Warhol's vivacious Ladies And Gentlemen series depicts well known individuals among the gay and trans scene in New York during the 1970s. Out of the 14 models depicted in the series, 13 of their identities are known: Marsha P. Johnson, Alphanso Panell, Iris, Wilhelmina Ross, Broadway, Easha McCleary, Helen/Harry Morales, Ivette, Kim, Lurdes, Michele Long, Monique and Vicki Peters.
Though the initial printed portraits in the series are monochromatic black and white, Warhol overlays colour to add dimension and vibrancy to his portraits.
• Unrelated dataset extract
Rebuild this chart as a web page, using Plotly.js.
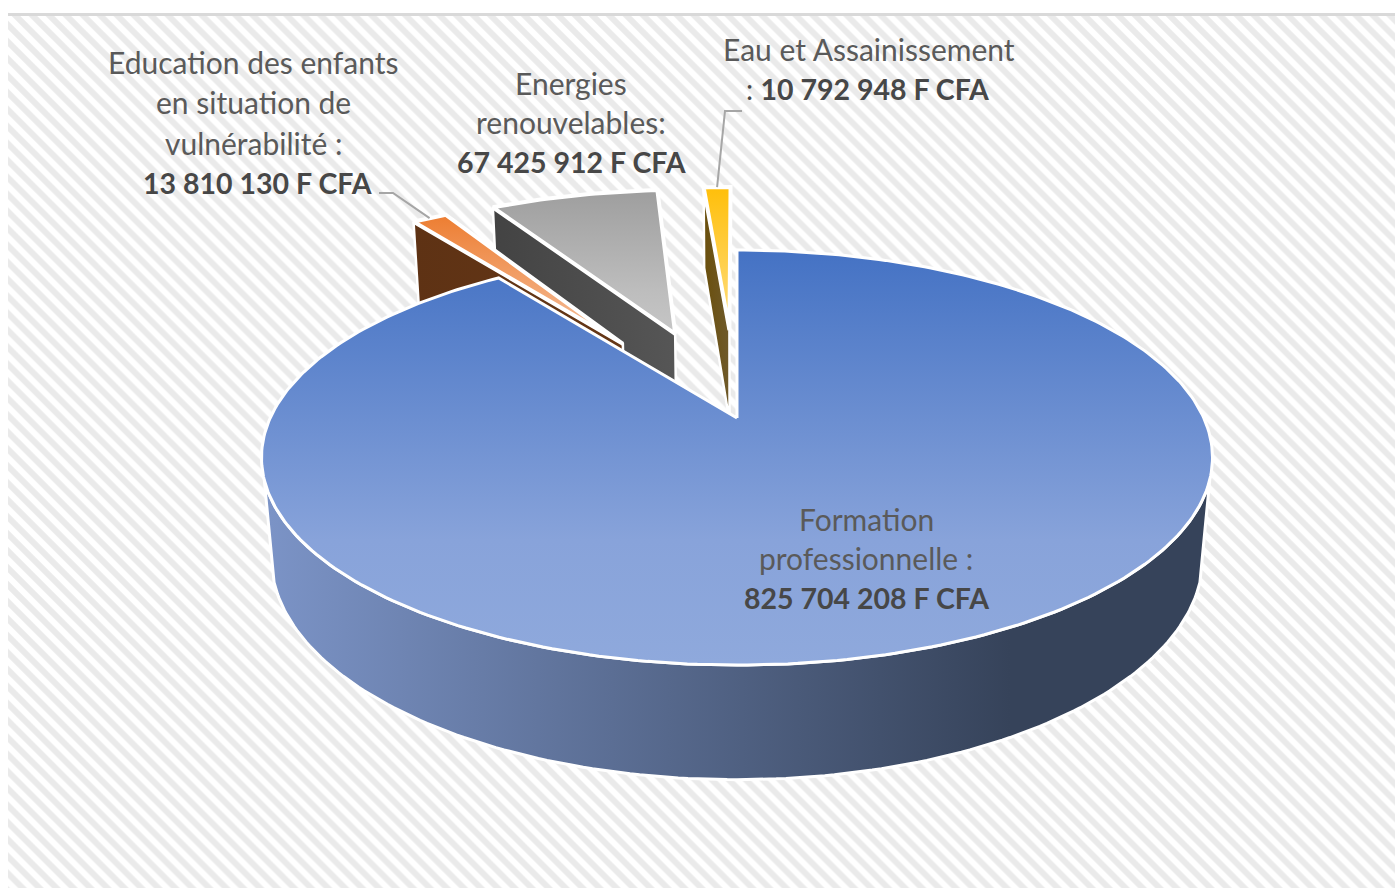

Not dissimilar to his Mick Jagger series, which was created in the same year, this colour draws attention to the models' features and the bold makeup of drag.
Despite being commissioned nearly $1 million for this series, Warhol only paid his models $50-100 for their extensive sittings. Marsha P. Johnson, one of the models in the series, commented on the irony of her portrait being sold for thousands of dollars while she struggled to pay rent.
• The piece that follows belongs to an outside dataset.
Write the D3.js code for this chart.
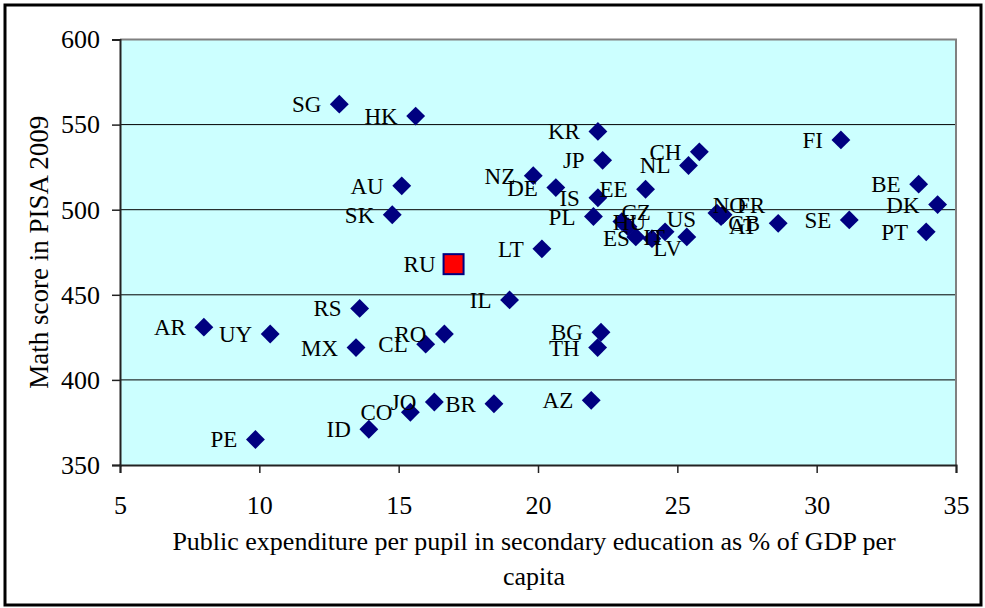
<!DOCTYPE html>
<html>
<head>
<meta charset="utf-8">
<script src="https://cdn.jsdelivr.net/npm/d3@7"></script>
<style>
  body { margin: 0; background: #fff; }
  svg text { font-family: "Liberation Serif", "Times New Roman", serif; fill: #000; }
</style>
</head>
<body>
<svg id="chart" width="985" height="608"></svg>
<script>
    // countries (OECD-style codes), expenditure per pupil (% of GDP per capita), PISA 2009 maths
    var codes = ['SG', 'HK', 'AU', 'SK', 'KR', 'JP', 'NZ', 'DE', 'IS', 'EE', 'CH', 'NL', 'PL',
                 'CZ', 'HU', 'ES', 'IT', 'US', 'LV', 'NO', 'FR', 'AT', 'GB', 'FI', 'SE', 'BE',
                 'DK', 'PT', 'LT', 'IL', 'BG', 'TH', 'AZ', 'AR', 'UY', 'RS', 'MX', 'CL', 'RO',
                 'PE', 'ID', 'CO', 'JO', 'BR'];
    var spend = [12.87, 15.61, 15.11, 14.77, 22.15, 22.32, 19.83, 20.64, 22.15, 23.86, 25.79, 25.40, 21.99,
                 23.01, 23.23, 23.51, 24.09, 24.56, 25.34, 26.42, 26.64, 26.57, 28.62, 30.87, 31.17, 33.66,
                 34.34, 33.93, 20.14, 18.98, 22.26, 22.14, 21.91, 8.01, 10.39, 13.60, 13.47, 15.97, 16.64,
                 9.86, 13.93, 15.42, 16.28, 18.42];
    var math = [562, 555, 514, 497, 546, 529, 520, 513, 507, 512, 534, 526, 496,
                493, 490, 484, 483, 487, 484, 498, 497, 496, 492, 541, 494, 515,
                503, 487, 477, 447, 428, 419, 388, 431, 427, 442, 419, 421, 427,
                365, 371, 381, 387, 386];

    // highlighted country
    var focusCodes = ['RU'];
    var focusSpend = [16.97];
    var focusMath = [468];

    var xTicks = [5, 10, 15, 20, 25, 30, 35];
    var yTicks = [350, 400, 450, 500, 550, 600];

    // hand-placed labels in the crowded middle (pixel nudges from the default left position)
    var labelNudge = {
      'CZ': [47, -10], 'HU': [36, -5], 'ES': [12, 1], 'IT': [31, -2], 'LV': [13, 11], 'US': [49, -13],
      'NO': [47, -8], 'FR': [60, -10], 'AT': [54, 9]
    };

    var svg = d3.select('#chart');
    var plotL = 120, plotR = 956, plotT = 39.5, plotB = 465;

    var x = d3.scaleLinear().domain([5, 35]).range([plotL, plotR]);
    var y = d3.scaleLinear().domain([350, 600]).range([plotB, plotT]);

    // outer frame
    svg.append('rect')
      .attr('x', 5).attr('y', 5).attr('width', 976).attr('height', 600)
      .attr('fill', '#fff').attr('stroke', '#000').attr('stroke-width', 3);

    // plot area
    svg.append('rect')
      .attr('x', plotL).attr('y', plotT).attr('width', plotR - plotL).attr('height', plotB - plotT)
      .attr('fill', '#CCFFFF');

    svg.append('g')
      .selectAll('line')
      .data(yTicks.filter(function(d) { return d > 350 && d < 600; }))
      .enter().append('line')
        .attr('x1', plotL).attr('x2', plotR)
        .attr('y1', function(d) { return y(d); })
        .attr('y2', function(d) { return y(d); })
        .attr('stroke', '#000').attr('stroke-width', 1);

    // grey border top/right
    svg.append('path')
      .attr('d', 'M' + plotL + ',' + plotT + 'H' + plotR + 'V' + plotB)
      .attr('fill', 'none').attr('stroke', '#808080').attr('stroke-width', 2);

    var yAxis = svg.append('g')
      .attr('transform', 'translate(' + plotL + ',0)')
      .call(d3.axisLeft(y).tickValues(yTicks).tickSize(8).tickPadding(12));
    var xAxis = svg.append('g')
      .attr('transform', 'translate(0,' + plotB + ')')
      .call(d3.axisBottom(x).tickValues(xTicks).tickSize(8).tickPadding(23));

    [yAxis, xAxis].forEach(function(g) {
      g.select('.domain').attr('stroke', '#222').attr('stroke-width', 2);
      g.selectAll('.tick line').attr('stroke', '#222').attr('stroke-width', 1.5);
      g.selectAll('.tick text').attr('font-size', 26).attr('font-family', '"Liberation Serif", serif').attr('fill', '#000');
    });

    // axis titles
    svg.append('text')
      .attr('transform', 'translate(48,' + ((plotT + plotB) / 2) + ') rotate(-90)')
      .attr('text-anchor', 'middle')
      .attr('font-size', 27)
      .text('Math score in PISA 2009');

    var xTitle = svg.append('text')
      .attr('text-anchor', 'middle')
      .attr('font-size', 26);
    xTitle.append('tspan').attr('x', 534).attr('y', 550)
      .text('Public expenditure per pupil in secondary education as % of GDP per');
    xTitle.append('tspan').attr('x', 534).attr('y', 585).text('capita');

    var points = codes.map(function(c, i) { return { code: c, x: spend[i], y: math[i] }; });
    var focus = focusCodes.map(function(c, i) { return { code: c, x: focusSpend[i], y: focusMath[i] }; });

    var diamond = d3.symbol().type(d3.symbolSquare).size(178);

    svg.append('g')
      .selectAll('path')
      .data(points)
      .enter().append('path')
        .attr('d', diamond)
        .attr('transform', function(d) { return 'translate(' + x(d.x) + ',' + y(d.y) + ') rotate(45)'; })
        .attr('fill', '#000080');

    svg.append('g')
      .selectAll('rect')
      .data(focus)
      .enter().append('rect')
        .attr('x', function(d) { return x(d.x) - 10; })
        .attr('y', function(d) { return y(d.y) - 10; })
        .attr('width', 20).attr('height', 20)
        .attr('fill', '#FF0000').attr('stroke', '#000080').attr('stroke-width', 2);

    svg.append('g')
      .selectAll('text')
      .data(points.concat(focus))
      .enter().append('text')
        .attr('text-anchor', 'end')
        .attr('font-size', 23)
        .attr('x', function(d) {
          var n = labelNudge[d.code] || [0, 0];
          return x(d.x) - 18 + n[0];
        })
        .attr('y', function(d) {
          var n = labelNudge[d.code] || [0, 0];
          return y(d.y) + 8 + n[1];
        })
        .text(function(d) { return d.code; });
</script>
</body>
</html>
Luciano Anselmino, an Italian art dealer and owner of Galleria Il Fauno in Turin, was no stranger to Warhol in 1975. Before commissioning Warhol for Ladies And Gentlemen, Anselmino had patronised an edition of his Man Ray portrait to be completed by the father of Pop.
Commissioned in response to the death of Candy Darling, the first trans woman known to take hormones, Ladies And Gentlemen is a flamboyant celebration of this eclectic community.
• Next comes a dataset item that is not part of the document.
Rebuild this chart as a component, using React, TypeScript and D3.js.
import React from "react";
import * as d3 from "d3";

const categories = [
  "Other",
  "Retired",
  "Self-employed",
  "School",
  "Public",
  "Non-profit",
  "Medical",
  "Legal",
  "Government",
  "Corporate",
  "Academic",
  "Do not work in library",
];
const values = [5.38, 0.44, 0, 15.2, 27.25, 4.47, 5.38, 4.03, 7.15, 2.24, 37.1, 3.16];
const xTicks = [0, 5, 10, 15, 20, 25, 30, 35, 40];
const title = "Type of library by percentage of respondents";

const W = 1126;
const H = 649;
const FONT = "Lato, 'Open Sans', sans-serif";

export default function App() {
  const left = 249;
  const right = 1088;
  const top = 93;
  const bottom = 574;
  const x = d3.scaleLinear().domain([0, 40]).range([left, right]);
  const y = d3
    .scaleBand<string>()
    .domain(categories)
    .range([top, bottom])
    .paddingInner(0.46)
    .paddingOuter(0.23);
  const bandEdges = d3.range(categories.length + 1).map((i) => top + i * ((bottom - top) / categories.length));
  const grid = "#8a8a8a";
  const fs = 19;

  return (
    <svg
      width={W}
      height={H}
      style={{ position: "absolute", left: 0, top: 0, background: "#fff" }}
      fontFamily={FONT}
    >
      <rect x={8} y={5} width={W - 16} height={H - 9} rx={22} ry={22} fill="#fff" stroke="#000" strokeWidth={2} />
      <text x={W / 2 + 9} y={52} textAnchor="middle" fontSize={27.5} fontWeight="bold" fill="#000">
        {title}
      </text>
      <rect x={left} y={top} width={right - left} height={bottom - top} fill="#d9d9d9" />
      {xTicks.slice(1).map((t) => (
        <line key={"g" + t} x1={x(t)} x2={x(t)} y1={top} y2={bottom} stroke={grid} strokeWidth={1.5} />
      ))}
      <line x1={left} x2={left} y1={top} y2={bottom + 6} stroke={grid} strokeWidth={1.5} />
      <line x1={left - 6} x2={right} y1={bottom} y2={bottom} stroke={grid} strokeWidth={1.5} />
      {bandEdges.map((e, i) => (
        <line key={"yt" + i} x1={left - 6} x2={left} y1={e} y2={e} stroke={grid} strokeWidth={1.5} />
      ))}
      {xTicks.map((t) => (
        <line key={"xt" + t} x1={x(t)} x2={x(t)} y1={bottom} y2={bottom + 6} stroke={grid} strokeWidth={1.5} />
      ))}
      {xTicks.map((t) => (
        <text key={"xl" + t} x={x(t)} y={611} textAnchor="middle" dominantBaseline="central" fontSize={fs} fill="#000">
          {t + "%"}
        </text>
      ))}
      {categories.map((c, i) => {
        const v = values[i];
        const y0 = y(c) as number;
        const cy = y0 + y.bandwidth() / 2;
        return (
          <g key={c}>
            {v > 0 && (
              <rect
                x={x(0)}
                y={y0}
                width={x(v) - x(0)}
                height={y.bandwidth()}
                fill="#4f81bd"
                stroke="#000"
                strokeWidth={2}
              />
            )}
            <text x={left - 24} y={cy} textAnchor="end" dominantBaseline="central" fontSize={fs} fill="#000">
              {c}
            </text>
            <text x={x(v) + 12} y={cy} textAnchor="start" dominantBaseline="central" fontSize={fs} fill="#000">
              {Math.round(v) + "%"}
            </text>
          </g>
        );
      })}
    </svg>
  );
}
Warhol was famously cheap, and refused to work more than absolutely necessary for the right price. However, he almost doubled the number of canvases commissioned by Anselmino, which attests to his attachment to the subjects of this series.
Warhol's fascination with the trans sitters of Ladies And Gentlemen is owed to his ongoing fascination with queer self-fashioning and drag. Six years after the creation of this series, Warhol began to photograph himself in drag, signalling the influence of these prodigies of self-invention.
Marsha P. Johnson is now regarded as one of the key figures in the Stonewall Uprising of 1969. Johnson actively campaigned for LGBTQ+ rights, co-founding the Street Transvestite Action Revolutionaries (S.T.A.R) with Sylvia Rivera, until her untimely death in 1992.
Much like the portraits of his other 'Superstars', like Marilyn Monroe, Liz Taylor, and Martha Graham, the trans women represented by Warhol in this series were posed with celebrity glamour. Warhol hardly ever photographed his subjects naturally, opting instead to model them to best reveal their star appeal.
In preparation for this series, Warhol snapped over 500 Polaroid photographs of his 14 subjects. This intimate process in the studio encouraged conversation between Warhol and his sitters, allowing the artist to discover more about their lives and unique experiences, all of which shine through in his complete portraits.